Tema chiave, quello della compressione, anche per un’altra fortunata serie Tokjo Compression. Qui sotto pressione del numero troviamo gli anonimi lavoratori della megalopoli giapponese. Pigiati, schiacciati e soffocati nei vagoni del metropolitana, i volti di questi lavoratori – alcuni ad occhi chiusi, altri dallo sguardo assente – sono prove e metafore attualissime dell’inumanità del lavoro contemporaneo.
Chiamato in Occidente in occasione di importanti commissioni, Wolf, per sua stessa ammissione, non capta la stessa tensione visiva. Tuttavia riesce a tradurre la sua visione a volo d’uccello in una sorta di voyerismo cittadino, a metà strada tra Blade Runner e La finestra sul cortile di Hitchkock, nella serie Trasparent city.

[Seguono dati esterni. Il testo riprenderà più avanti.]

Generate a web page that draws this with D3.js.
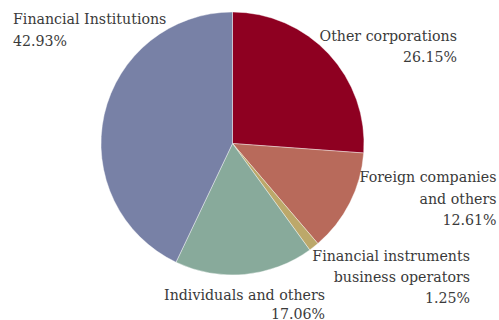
<!DOCTYPE html>
<html>
<head>
<meta charset="utf-8">
<script src="https://cdn.jsdelivr.net/npm/d3@7"></script>
<style>
  html, body { margin: 0; padding: 0; background: #fff; }
  svg { display: block; }
</style>
</head>
<body>
<svg id="chart" width="499" height="320"></svg>
<script>
// Shareholder composition (clockwise from 12 o'clock)
const categories = [
  "Other corporations",
  "Foreign companies and others",
  "Financial instruments business operators",
  "Individuals and others",
  "Financial Institutions"
];
const shares = [26.15, 12.61, 1.25, 17.06, 42.93];
const colors = ["#8e0021", "#b86a5b", "#bca86a", "#88aa9b", "#7881a6"];

// Label text lines for each slice (the percentage is appended as the last line)
const labelLines = [
  ["Other corporations"],
  ["Foreign companies", "and others"],
  ["Financial instruments", "business operators"],
  ["Individuals and others"],
  ["Financial Institutions"]
];

// Label placement: first-baseline anchor relative to the pie centre, line step
const labelPlace = [
  { x: 224.5, y: -102.8, step: 21, anchor: "end" },
  { x: 264, y: 38.8, step: 21.5, anchor: "end" },
  { x: 237.5, y: 117.5, step: 21, anchor: "end" },
  { x: 92.5, y: 156, step: 19, anchor: "end" },
  { x: -219.5, y: -119.2, step: 21.5, anchor: "start" }
];

const svg = d3.select("#chart");
const cx = 232.5, cy = 143.5, r = 131.5;

const pie = d3.pie().sort(null).value(d => d);
const arc = d3.arc().innerRadius(0).outerRadius(r);

const g = svg.append("g").attr("transform", `translate(${cx},${cy})`);

g.selectAll("path")
  .data(pie(shares))
  .join("path")
  .attr("d", arc)
  .attr("fill", (d, i) => colors[i])
  .attr("stroke", "#fff")
  .attr("stroke-width", 0.4);

const fmt = d3.format(".2f");

labelLines.forEach((lines, i) => {
  const p = labelPlace[i];
  const t = g.append("text")
    .attr("text-anchor", p.anchor)
    .attr("x", p.x)
    .attr("y", p.y)
    .attr("font-family", "'DejaVu Serif', serif")
    .attr("font-size", 14.2)
    .attr("fill", "#3a3a3a");
  const all = lines.concat([fmt(shares[i]) + "%"]);
  all.forEach((s, k) => {
    t.append("tspan")
      .attr("x", p.x)
      .attr("dy", k === 0 ? 0 : p.step)
      .text(s);
  });
});
</script>
</body>
</html>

È proprio a questo punto della sua carriera che si compie un ulteriore salto concettuale nel suo stile: non scatta più egli stesso le immagini, ma ripropone frammenti visivi tratti da Google Maps, la digitalizzazione globale delle strade messa in campo dal colosso informatico. In questa sequenza pressoché infinita egli ha la pazienza di isolare frammenti curiosi, insoliti e incongruenti: volti sfuocati e anonimi che si trasformeranno, anche inglobando i segni grafici della navigazione sullo schermo, in quadri composti da un mosaico di pixel.
Con questo progetto Wolf sembra decretare due dati: il primo è la fine della street-photography come la conosciamo finora, poiché idealmente si dimostra che tutto è già stato fotografato. Il secondo, ancora più inquietante, simboleggia e riguarda l’assoluto dominio dei giganti della rete nella nostra visione del mondo: di fatto, come sembrano suggerire le immagini, conosciamo il mondo come ci viene lo proposto e non com’è realmente. Quotidianamente, a Google, come ad un oracolo, chiediamo risposta ai nostri quesiti e, soprattutto, ci fidiamo della risposta.

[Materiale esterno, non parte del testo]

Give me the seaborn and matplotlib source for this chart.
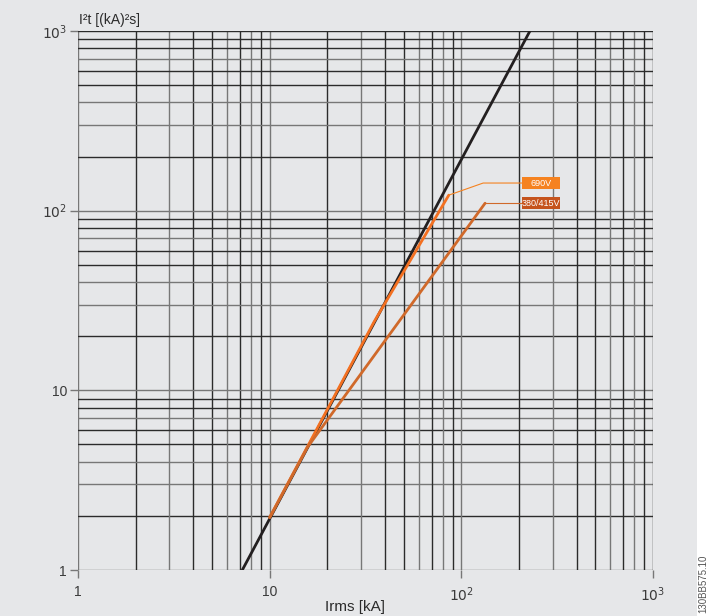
import numpy as np
import pandas as pd
import matplotlib.pyplot as plt
import seaborn as sns

# current I (kA) vs let-through energy I2t ((kA)^2 s)
black_I = [7.2, 228]
black_i2t = [1, 1000]
v690_I = [10, 35, 86]
v690_i2t = [1.96, 24, 122]
v380_I = [10, 15.7, 133]
v380_i2t = [1.96, 4.8, 110]

labels = ["690V", "380/415V"]
label_colors = ["#f58220", "#c5531c"]
line_colors = {"cable": "#231f20", "690V": "#f37021", "380/415V": "#d0692a"}

df = pd.concat([
    pd.DataFrame({"I": black_I, "i2t": black_i2t, "s": "cable"}),
    pd.DataFrame({"I": v690_I, "i2t": v690_i2t, "s": "690V"}),
    pd.DataFrame({"I": v380_I, "i2t": v380_i2t, "s": "380/415V"}),
])

sns.set_theme(style="white")
plt.rcParams['font.family'] = ['Liberation Sans', 'DejaVu Sans']
bg = "#e6e7e9"

fig = plt.figure(figsize=(7.07, 6.16), dpi=100, facecolor=bg)
ax = fig.add_axes([78/707, 1-570/616, 575/707, 539/616])
ax.set_facecolor(bg)
ax.set_xscale("log")
ax.set_yscale("log")
ax.set_xlim(1, 1000)
ax.set_ylim(1, 1000)

dark, grey = "#2b2b2b", "#777777"
vpat = {1: grey, 2: dark, 3: grey, 4: dark, 5: dark, 6: grey, 7: dark, 8: grey, 9: dark}
hpat = {1: grey, 2: dark, 3: grey, 4: grey, 5: dark, 6: dark, 7: grey, 8: dark, 9: dark}
for dec in [1, 10, 100]:
    for m in range(1, 10):
        v = dec * m
        ax.axvline(v, color=vpat[m], lw=1.0, zorder=1)
        ax.axhline(v, color=hpat[m], lw=1.0, zorder=1)
ax.axvline(1000, color=dark, lw=1.0, zorder=1)
ax.axhline(1000, color=dark, lw=1.0, zorder=1)

sns.lineplot(data=df, x="I", y="i2t", hue="s", palette=line_colors, sort=False,
             lw=2.0, legend=False, ax=ax, zorder=3, estimator=None)

for s in ax.spines.values():
    s.set_visible(False)

# leader lines and labels
box_l, box_r = 207, 327
ax.plot([v690_I[-1], 130, box_l], [v690_i2t[-1], 142.5, 142.5], color="#f58220", lw=0.8, zorder=3)
ax.plot([v380_I[-1], box_l], [v380_i2t[-1], v380_i2t[-1]], color="#d0692a", lw=0.8, zorder=3)
for lab, col, yv in zip(labels, label_colors, [142.5, 110]):
    ax.add_patch(plt.Rectangle((box_l, yv / 1.083), box_r - box_l, yv * 1.083 - yv / 1.083,
                               fc=col, ec="none", zorder=4))
    ax.text(np.sqrt(box_l * box_r), yv, lab, color="white", fontsize=6.5, ha="center", va="center", zorder=5)

ax.set_xticks([1, 10, 100, 1000])
ax.set_xticklabels(["1", "10", r"$10^2$", r"$10^3$"])
ax.set_yticks([1, 10, 100, 1000])
ax.set_yticklabels(["1", "10", r"$10^2$", r"$10^3$"])
ax.minorticks_off()
ax.tick_params(axis="x", length=6, width=1, color=grey, labelsize=10, labelcolor="#3a3a3a", pad=5, direction="out", bottom=True)
ax.tick_params(axis="y", length=6, width=1, color=grey, labelsize=10, labelcolor="#3a3a3a", pad=2, direction="out", left=True)

ax.set_xlabel("")
ax.set_ylabel("")
fig.text(355/707, 1-607/616, "Irms [kA]", fontsize=11, color="#2b2b2b", ha="center", va="center")
fig.text(79/707, 1-20/616, "I²t [(kA)²s]", fontsize=10, color="#2b2b2b", ha="left", va="center")

# white strip and rotated reference code on the right
fig.patches.append(plt.Rectangle((697/707, 0), 10/707, 1, transform=fig.transFigure, fc="white", ec="none"))
fig.text(703/707, 3/616, "130BB575.10", rotation=90, fontsize=7, color="#555555", ha="center", va="bottom")

fig.savefig("out.png", dpi=100, facecolor=bg)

Con l’attuale esposizione allo Spazio Officina, possiamo dire che l’Associazione della Biennale dell’immagine ha compiuto, oltre ad un grande sforzo organizzativo, anche una sorta di omaggio indiretto a quanto organizzato nelle precedenti edizioni della rassegna chiassese.
In Michael Wolf infatti si rintracciano le visioni aggiornate della street-photography di Vivian Meier, felice riscoperta proposta nel 2012 (addirittura ne fotografa lo stesso edificio, i due Marina City di Chicago), e possiamo ritrovare un certo voyerismo che caratterizza anche l’opera di Beat Streuli (2014). Per quanto riguarda l’Asia come territorio d’elezione, egli ripropone scenari orientali analizzati dall’opera di altri autori quali Edward Burtinsky (2006), Andreas Siebert (2004, 2008) e Georg Aerni (2004) – quest’ultimi due autori svizzeri sono presenti nella collettiva all’OnArte di Minusio, organizzata dalla Galleria ConsArc di Chiasso.

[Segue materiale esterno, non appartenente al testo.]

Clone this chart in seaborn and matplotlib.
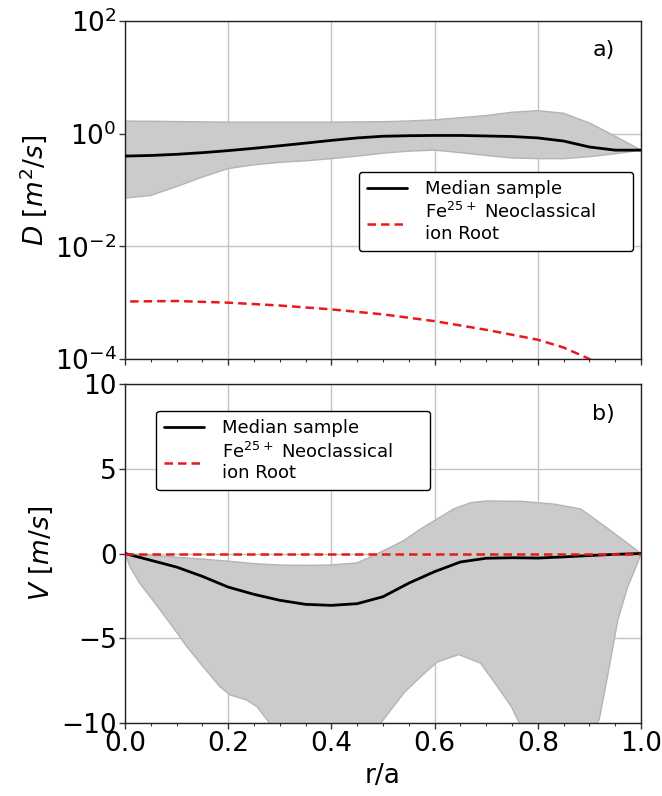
import numpy as np
import pandas as pd
import matplotlib
matplotlib.use("Agg")
import matplotlib.pyplot as plt
from matplotlib.ticker import MultipleLocator, NullLocator, LogLocator
import seaborn as sns

# ---------------- data ----------------
r_D = [0.0, 0.05, 0.1, 0.15, 0.2, 0.25, 0.3, 0.35, 0.4, 0.45, 0.5, 0.55, 0.6,
       0.65, 0.7, 0.75, 0.8, 0.85, 0.9, 0.95, 1.0]
D_median = [0.40, 0.41, 0.43, 0.46, 0.50, 0.55, 0.61, 0.68, 0.76, 0.84, 0.90,
            0.92, 0.93, 0.93, 0.91, 0.89, 0.84, 0.74, 0.58, 0.51, 0.51]
D_upper = [1.67, 1.66, 1.64, 1.62, 1.60, 1.60, 1.60, 1.60, 1.60, 1.62, 1.63,
           1.68, 1.76, 1.92, 2.10, 2.40, 2.56, 2.30, 1.55, 0.90, 0.51]
D_lower = [0.072, 0.08, 0.115, 0.17, 0.24, 0.28, 0.31, 0.33, 0.36, 0.40, 0.45,
           0.49, 0.51, 0.46, 0.41, 0.37, 0.36, 0.36, 0.39, 0.44, 0.51]

r_Dnc = [0.01, 0.1, 0.2, 0.3, 0.4, 0.5, 0.6, 0.7, 0.8, 0.85, 0.9, 0.95, 1.0]
D_neo = [1.05e-3, 1.07e-3, 1.0e-3, 8.9e-4, 7.6e-4, 6.2e-4, 4.7e-4, 3.3e-4,
         2.2e-4, 1.6e-4, 1.0e-4, 5.5e-5, 2.5e-5]

r_V = [0.0, 0.05, 0.1, 0.15, 0.2, 0.25, 0.3, 0.35, 0.4, 0.45, 0.5, 0.55, 0.6,
       0.65, 0.7, 0.75, 0.8, 0.85, 0.9, 0.95, 1.0]
V_median = [0.0, -0.4, -0.8, -1.35, -1.98, -2.41, -2.76, -3.0, -3.06, -2.96,
            -2.55, -1.75, -1.07, -0.5, -0.28, -0.25, -0.27, -0.2, -0.12, -0.05, 0.0]

r_Vup = [0.0, 0.05, 0.1, 0.15, 0.2, 0.25, 0.3, 0.35, 0.4, 0.45, 0.476, 0.508,
         0.54, 0.573, 0.605, 0.637, 0.67, 0.70, 0.767, 0.83, 0.883, 0.928,
         0.967, 1.0]
V_upper = [0.0, -0.1, -0.22, -0.33, -0.45, -0.6, -0.68, -0.7, -0.68, -0.55,
           -0.2, 0.27, 0.76, 1.45, 2.04, 2.63, 3.0, 3.1, 3.08, 2.92, 2.63, 1.65,
           0.76, 0.0]

r_Vlo = [0.0, 0.01, 0.029, 0.054, 0.087, 0.12, 0.152, 0.184, 0.204, 0.236,
         0.256, 0.28, 0.32, 0.4, 0.47, 0.501, 0.54, 0.573, 0.605, 0.647, 0.689,
         0.722, 0.748, 0.761, 0.8, 0.86, 0.919, 0.935, 0.955, 0.974, 0.993, 1.0]
V_lower = [0.0, -0.8, -1.78, -2.76, -4.1, -5.5, -6.7, -7.86, -8.35, -8.65,
           -9.04, -10.0, -11.5, -13.0, -11.0, -9.8, -8.24, -7.27, -6.4, -5.96,
           -6.47, -7.86, -9.0, -9.8, -12.0, -12.5, -9.8, -7.27, -3.94, -1.98,
           -0.6, 0.0]

r_Vnc = [0.0, 0.2, 0.4, 0.6, 0.8, 1.0]
V_neo = [0.0, 0.0, 0.0, 0.0, 0.0, 0.0]

x_ticks = [0.0, 0.2, 0.4, 0.6, 0.8, 1.0]
x_ticklabels = ["0.0", "0.2", "0.4", "0.6", "0.8", "1.0"]
V_ticks = [-10, -5, 0, 5, 10]

lbl_med = "Median sample"
lbl_neo = "Fe$^{25+}$ Neoclassical\nion Root"

# ---------------- style ----------------
sns.set_theme(style="ticks")
plt.rcParams["font.family"] = ["DejaVu Sans"]
plt.rcParams["mathtext.fontset"] = "dejavusans"
for k in ("text.color", "axes.labelcolor", "xtick.color", "ytick.color"):
    plt.rcParams[k] = "black"

fig = plt.figure(figsize=(6.62, 7.96), dpi=100)
L, R = 125 / 662, 641 / 662
ax1 = fig.add_axes([L, 1 - 359 / 796, R - L, (359 - 21) / 796])
ax2 = fig.add_axes([L, 1 - 723 / 796, R - L, (723 - 384) / 796])

band_c = "#cbcbcb"
band_e = "#b4b4b4"

# ---- top panel ----
ax1.fill(list(r_D) + list(r_D)[::-1], list(D_upper) + list(D_lower)[::-1],
         facecolor=band_c, edgecolor=band_e, lw=1, zorder=2)
sns.lineplot(x=r_D, y=D_median, ax=ax1, color="black", lw=2, label=lbl_med, zorder=4)
sns.lineplot(x=r_Dnc, y=D_neo, ax=ax1, color="#e8191c", lw=1.8, label=lbl_neo, zorder=4)
ax1.lines[-1].set_linestyle((0, (3.4, 2.0)))
ax1.set_yscale("log")
ax1.set_ylim(1e-4, 1e2)
ax1.yaxis.set_major_locator(LogLocator(base=100))
ax1.yaxis.set_minor_locator(NullLocator())
ax1.set_ylabel("$D\\ [m^2/s]$", fontsize=19)

# ---- bottom panel ----
ax2.fill(list(r_Vup) + list(r_Vlo)[::-1], list(V_upper) + list(V_lower)[::-1],
         facecolor=band_c, edgecolor=band_e, lw=1, zorder=2)
sns.lineplot(x=r_V, y=V_median, ax=ax2, color="black", lw=2, label=lbl_med, zorder=4)
sns.lineplot(x=r_Vnc, y=V_neo, ax=ax2, color="#e8191c", lw=1.8, label=lbl_neo, zorder=4)
ax2.lines[-1].set_linestyle((0, (3.4, 2.0)))
ax2.set_ylim(-10, 10)
ax2.set_yticks(V_ticks)
ax2.set_ylabel("$V\\ [m/s]$", fontsize=19)
ax2.set_xlabel("r/a", fontsize=19)

for ax in (ax1, ax2):
    ax.set_xlim(0, 1)
    ax.set_xticks(x_ticks)
    ax.xaxis.set_minor_locator(MultipleLocator(0.05))
    ax.grid(True, which="major", color="#c4c4c4", lw=1, zorder=0)
    ax.set_axisbelow(True)
    ax.tick_params(axis="both", which="major", labelsize=19, direction="out",
                   length=4, width=1, color="#333333", pad=2)
    ax.tick_params(axis="x", which="minor", length=2.5, width=0.8, color="#333333")
    for s in ax.spines.values():
        s.set_color("#222222")
        s.set_linewidth(1.0)

ax1.set_xticklabels([])
ax2.set_xticklabels(x_ticklabels)

leg_kw = dict(loc="upper left", mode="expand", borderaxespad=0, fontsize=13,
              frameon=True, fancybox=True, framealpha=1, edgecolor="black",
              handlelength=2.2, handletextpad=1.0, borderpad=0.45,
              labelspacing=0.25)
leg1 = ax1.legend(bbox_to_anchor=(0.453, 0.323, 0.532, 0.231), **leg_kw)
leg1.get_frame().set_linewidth(1.0)
leg2 = ax2.legend(bbox_to_anchor=(0.06, 0.689, 0.532, 0.232), **leg_kw)
leg2.get_frame().set_linewidth(1.0)

ax1.text(0.928, 0.913, "a)", transform=ax1.transAxes, fontsize=16,
         ha="center", va="center")
ax2.text(0.928, 0.911, "b)", transform=ax2.transAxes, fontsize=16,
         ha="center", va="center")

fig.savefig("out.png", dpi=100)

In breve, quindi, Wolf fa parte di coloro che, nella scena artistica attuale, rivestono il ruolo di moderno Marco Polo, e forse tra di essi possiamo dire che sia il più spettacolare e scenografico narratore. Propone una sorta di Il Milione contemporaneo composto per immagini, con la differenza che quel mondo allora lontanissimo oggi ci appare, nel bene e nel male, assai vicino.